How political nerdiness can translate to more business

by Meg White

You don’t have to run for office or serve on your association’s government affairs committee to be a politically involved real estate professional. All it really takes is being a bit of a wonk.

At least that’s the approach Sophie Morrison takes. The Downtown Apartment Company agent attends Chicago City Council zoning board hearings, regular updates from Chicago Association of Realtors government affairs directors, neighborhood development meetings and any other local gathering that might help her learn about what’s around the bend for Chicago’s real estate market. “I’m like water. I get in all the cracks,” Morrison said of her strategy for staying informed. “I am a really big nerd.”

How does she find the time? Well, Morrison said that by being involved in local politics, prospecting isn’t as important to her business. In fact, her knowledge and presence in the field have made that sort of work completely unnecessary. “I spend absolutely zero time working on sales strategies,” she said. “If you can be the most knowledgeable and accurate resource for your clients, understanding their wants and needs, that’s all you need to do.”

Her knowledge of new developments and proposed zoning changes allows her to “be a good matchmaker” for her clients, she said, adding that “it’s great to get a pulse on the neighborhoods.”

It’s not just clients and association GADs who have noticed Morrison’s grasp of the local political issues impacting the real estate industry. Back in March, she had a one-on-one meeting with Lori Lightfoot and one of her senior advisors to discuss real estate policy suggestions. Understanding that there were two key initiatives for the incoming mayor that might be combined, Morrison sprang into action with a proposal of her own.

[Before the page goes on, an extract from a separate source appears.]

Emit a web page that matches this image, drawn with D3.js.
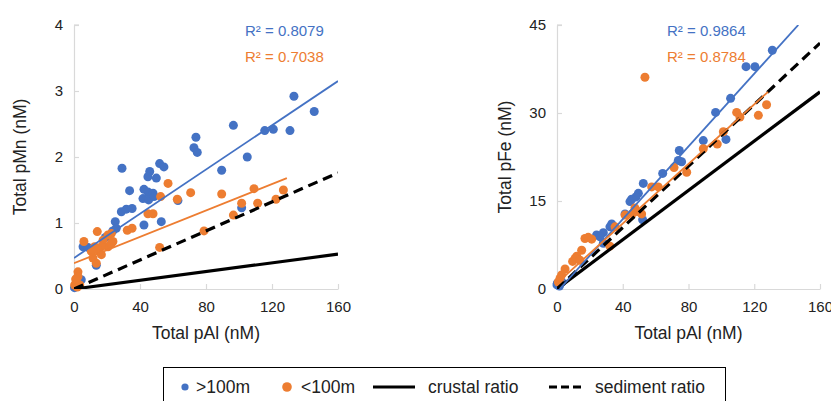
<!DOCTYPE html>
<html>
<head>
<meta charset="utf-8">
<script src="https://cdn.jsdelivr.net/npm/d3@7"></script>
<style>
  html, body { margin: 0; padding: 0; background: #fff; }
  svg { display: block; font-family: "Liberation Sans", Arial, sans-serif; }
</style>
</head>
<body>
<svg id="chart" width="831" height="401"></svg>
<script>
// ---- Data: total particulate Mn / Fe against total particulate Al (nM) ----
// Left panel: pMn vs pAl
const mnDeep = [ // >100m  [pAl, pMn]
  [29.1,1.83],[51.9,1.90],[54.5,1.85],[45.9,1.78],[44.8,1.70],[49.9,1.68],[33.7,1.49],
  [42.4,1.51],[44.8,1.47],[47.9,1.45],[41.8,1.37],[45.2,1.35],[48.5,1.40],[63,1.34],
  [28.7,1.17],[31.7,1.21],[35.2,1.22],[52.9,1.02],[42.4,0.97],[25,1.02],[25.6,0.92],
  [23.5,0.88],[19,0.78],[5.5,0.64],[8.5,0.63],[13.5,0.36],[0.8,0.05],[4.4,0.14],
  [0.3,0.02],[1.5,0.08],[2,0.12],
  [133.3,2.92],[145.6,2.69],[96.6,2.48],[115.6,2.40],[120.8,2.42],[130.9,2.40],
  [73.9,2.30],[72.7,2.14],[74.7,2.07],[105,2.00],[89.5,1.80],[101.6,1.23]
];
const mnShallow = [ // <100m  [pAl, pMn]
  [57,1.60],[70.7,1.46],[52.5,1.40],[62.6,1.36],[44.8,1.14],[47.9,1.14],[32.3,0.89],
  [35.2,0.92],[51.9,0.63],[14.1,0.87],[6,0.72],[17.6,0.74],[20.6,0.82],[22.6,0.84],
  [23.6,0.72],[20.6,0.64],[16.6,0.64],[12.5,0.64],[10.5,0.57],[14.5,0.59],[16.6,0.52],
  [11.5,0.47],[13.5,0.39],[22.6,0.69],[2.4,0.26],[2.4,0.19],[1.4,0.11],[0.4,0.06],
  [3.5,0.06],[1,0.15],[2,0.03],
  [89.5,1.44],[109.1,1.52],[126.9,1.50],[101.6,1.30],[111.3,1.30],[122.4,1.36],
  [96.6,1.12],[78.8,0.88]
];
// Right panel: pFe vs pAl
const feDeep = [ // >100m  [pAl, pFe]
  [131,40.7],[115,37.9],[120.4,37.9],[105.6,32.5],[96.5,30.1],[89,25.3],[102.8,25.5],
  [74.4,23.6],[73.8,21.9],[75.8,21.7],[64.3,19.7],[52.5,18.0],[49.5,16.3],[48,15.7],
  [45.4,15.3],[44.4,14.9],[52.1,11.8],[41.4,12.8],[33.3,11.1],[32.2,10.6],[28.2,9.6],
  [24.1,9.2],[26.2,8.9],[28.2,7.8],[3,1.2],[0.2,1.0],[0,0.7],[1.5,0.5]
];
const feShallow = [ // <100m  [pAl, pFe]
  [53.5,36.1],[127.5,31.4],[122.5,29.6],[109.3,30.1],[111.3,29.3],[101.2,26.8],
  [97.5,24.7],[89,23.9],[71.2,20.7],[78.9,19.9],[61.6,17.4],[57.6,17.4],[47.4,13.8],
  [46,12.9],[48.8,13.2],[41.4,12.6],[51.5,12.8],[35.3,10.6],[32.2,7.3],[17,8.6],
  [19,8.8],[21.1,8.5],[15,6.6],[12,5.6],[11,5.2],[9.5,4.7],[14,4.9],[4.9,3.4],
  [2.8,2.4],[1.8,1.8],[0.8,1.2]
];

// Linear trendlines: [slope, intercept, xStart, xEnd]
const mnDeepFit    = [0.01675, 0.47, 0, 160];
const mnShallowFit = [0.0100, 0.39, 0, 129];
const feDeepFit    = [0.31, -0.5, 1.6, 146.8];
const feShallowFit = [0.254, 1.0, 0, 128.4];

// Reference element ratios (slope through origin)
const mnRatios = { crustal: 0.0033, sediment: 0.011 };
const feRatios = { crustal: 0.21, sediment: 0.262 };

const r2Mn = ["R² = 0.8079", "R² = 0.7038"];
const r2Fe = ["R² = 0.9864", "R² = 0.8784"];

const xTicks = [0, 40, 80, 120, 160];
const mnTicks = [0, 1, 2, 3, 4];
const feTicks = [0, 15, 30, 45];

const legendLabels = [">100m", "<100m", "crustal ratio", "sediment ratio"];

// ---- Styling ----
const BLUE = "#4472C4", ORANGE = "#ED7D31", AXIS = "#d9d9d9";
const svg = d3.select("#chart");
svg.append("rect").attr("width", 831).attr("height", 401).attr("fill", "#fff");

function panel(opts) {
  const x = d3.scaleLinear().domain([0, 160]).range([opts.left, opts.right]);
  const y = d3.scaleLinear().domain([0, opts.yMax]).range([289, 25]);
  const g = svg.append("g");

  // axes
  const gx = g.append("g").attr("transform", "translate(0,289)")
    .call(d3.axisBottom(x).tickValues(xTicks).tickFormat(d3.format("d"))
      .tickSize(-5).tickPadding(12.5).tickSizeOuter(0));
  const gy = g.append("g").attr("transform", `translate(${opts.left},0)`)
    .call(d3.axisLeft(y).tickValues(opts.yTicks).tickFormat(d3.format("d"))
      .tickSize(-5).tickPadding(11).tickSizeOuter(0));
  [gx, gy].forEach(a => {
    a.select(".domain").attr("stroke", AXIS).attr("stroke-width", 1.2);
    a.selectAll(".tick line").attr("stroke", AXIS).attr("stroke-width", 1.2);
    a.selectAll(".tick text").attr("fill", "#222").attr("font-size", 15)
      .attr("font-family", "Liberation Sans, Arial, sans-serif");
  });
  // top cap on y axis
  g.append("line").attr("x1", opts.left).attr("x2", opts.left + 5)
    .attr("y1", y(opts.yMax)).attr("y2", y(opts.yMax)).attr("stroke", AXIS).attr("stroke-width", 1.2);

  // axis titles
  g.append("text").attr("x", (opts.left + opts.right) / 2).attr("y", 339)
    .attr("text-anchor", "middle").attr("font-size", 17.5).attr("fill", "#222")
    .text("Total pAl (nM)");
  g.append("text").attr("transform", `translate(${opts.titleX},157) rotate(-90)`)
    .attr("text-anchor", "middle").attr("font-size", 17.5).attr("fill", "#222")
    .text(opts.yTitle);

  // points
  const plotPts = (data, color) => g.append("g").selectAll("circle").data(data).join("circle")
    .attr("cx", d => x(d[0])).attr("cy", d => y(d[1])).attr("r", 4.5).attr("fill", color);
  plotPts(opts.deep, BLUE);
  plotPts(opts.shallow, ORANGE);

  // clip for lines
  const clipId = "clip" + opts.left;
  svg.append("clipPath").attr("id", clipId).append("rect")
    .attr("x", opts.left).attr("y", 25).attr("width", opts.right - opts.left).attr("height", 264);
  const lg = g.append("g").attr("clip-path", `url(#${clipId})`);

  const ratioLine = (slope, dash) => lg.append("line")
    .attr("x1", x(0)).attr("y1", y(0)).attr("x2", x(160)).attr("y2", y(slope * 160))
    .attr("stroke", "#000").attr("stroke-width", 3.2)
    .attr("stroke-dasharray", dash ? "10 6" : null);
  ratioLine(opts.ratios.crustal, false);
  ratioLine(opts.ratios.sediment, true);

  const fitLine = (f, color) => lg.append("line")
    .attr("x1", x(f[2])).attr("y1", y(f[0] * f[2] + f[1]))
    .attr("x2", x(f[3])).attr("y2", y(f[0] * f[3] + f[1]))
    .attr("stroke", color).attr("stroke-width", 1.8);
  fitLine(opts.deepFit, BLUE);
  fitLine(opts.shallowFit, ORANGE);

  // R² labels
  g.append("text").attr("x", opts.r2X).attr("y", 36).attr("font-size", 15)
    .attr("fill", BLUE).text(opts.r2[0]);
  g.append("text").attr("x", opts.r2X).attr("y", 62).attr("font-size", 15)
    .attr("fill", ORANGE).text(opts.r2[1]);
}

panel({ left: 74, right: 338, yMax: 4, yTicks: mnTicks, yTitle: "Total pMn (nM)", titleX: 26,
  deep: mnDeep, shallow: mnShallow, deepFit: mnDeepFit, shallowFit: mnShallowFit,
  ratios: mnRatios, r2: r2Mn, r2X: 245 });
panel({ left: 557, right: 820, yMax: 45, yTicks: feTicks, yTitle: "Total pFe (nM)", titleX: 511,
  deep: feDeep, shallow: feShallow, deepFit: feDeepFit, shallowFit: feShallowFit,
  ratios: feRatios, r2: r2Fe, r2X: 667 });

// ---- Legend ----
const leg = svg.append("g");
leg.append("rect").attr("x", 163.5).attr("y", 367.5).attr("width", 562).attr("height", 45)
  .attr("fill", "none").attr("stroke", "#000").attr("stroke-width", 1);
const ly = 387;
leg.append("circle").attr("cx", 185).attr("cy", ly).attr("r", 3.6).attr("fill", BLUE);
leg.append("circle").attr("cx", 287).attr("cy", ly).attr("r", 4.8).attr("fill", ORANGE);
leg.append("line").attr("x1", 373).attr("x2", 415).attr("y1", ly).attr("y2", ly)
  .attr("stroke", "#000").attr("stroke-width", 3);
leg.append("line").attr("x1", 549).attr("x2", 584).attr("y1", ly).attr("y2", ly)
  .attr("stroke", "#000").attr("stroke-width", 3).attr("stroke-dasharray", "8 4");
const lx = [196, 301, 428, 595];
leg.selectAll("text.l").data(legendLabels).join("text").attr("class", "l")
  .attr("x", (d, i) => lx[i]).attr("y", ly + 6).attr("font-size", 17.5).attr("fill", "#222")
  .text(d => d);
</script>
</body>
</html>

“Attracting and retaining tech talent and supplying housing that is affordable are both priorities to the city,” Morrison noted. “When I met with Mayor Lightfoot and her advisor during the campaign, I proposed a creative solution that would help high-rise developers hit their [Affordable Requirements Ordinance] requirements and give entry-level tech talent apartments they can afford in close proximity to work.”

Regardless of what happens with Morrison’s proposal, she sees this moment as an exciting one for political watchers such as herself. With a relatively new batch of leaders in the governor’s, mayor’s and Cook County assessor’s offices, everything is still very much in wait-and-see mode, particularly when it comes to the influence of city hall.

“I think everyone is kind of waiting to see how things shake out in terms of aldermanic prerogative,” she said, referencing the control aldermen have over zoning changes and development projects, something the new mayor proposed reining in. A few other coming developments that interest Morrison are what’s happening with tax reassessments, amending existing zoning rules, modernizing the building code, minimizing bureaucracy and spreading the concentration of new real estate development beyond downtown. “It sounds like [Lightfoot is] trying to bring more socio-economic development into all neighborhoods to make the city more consistent.”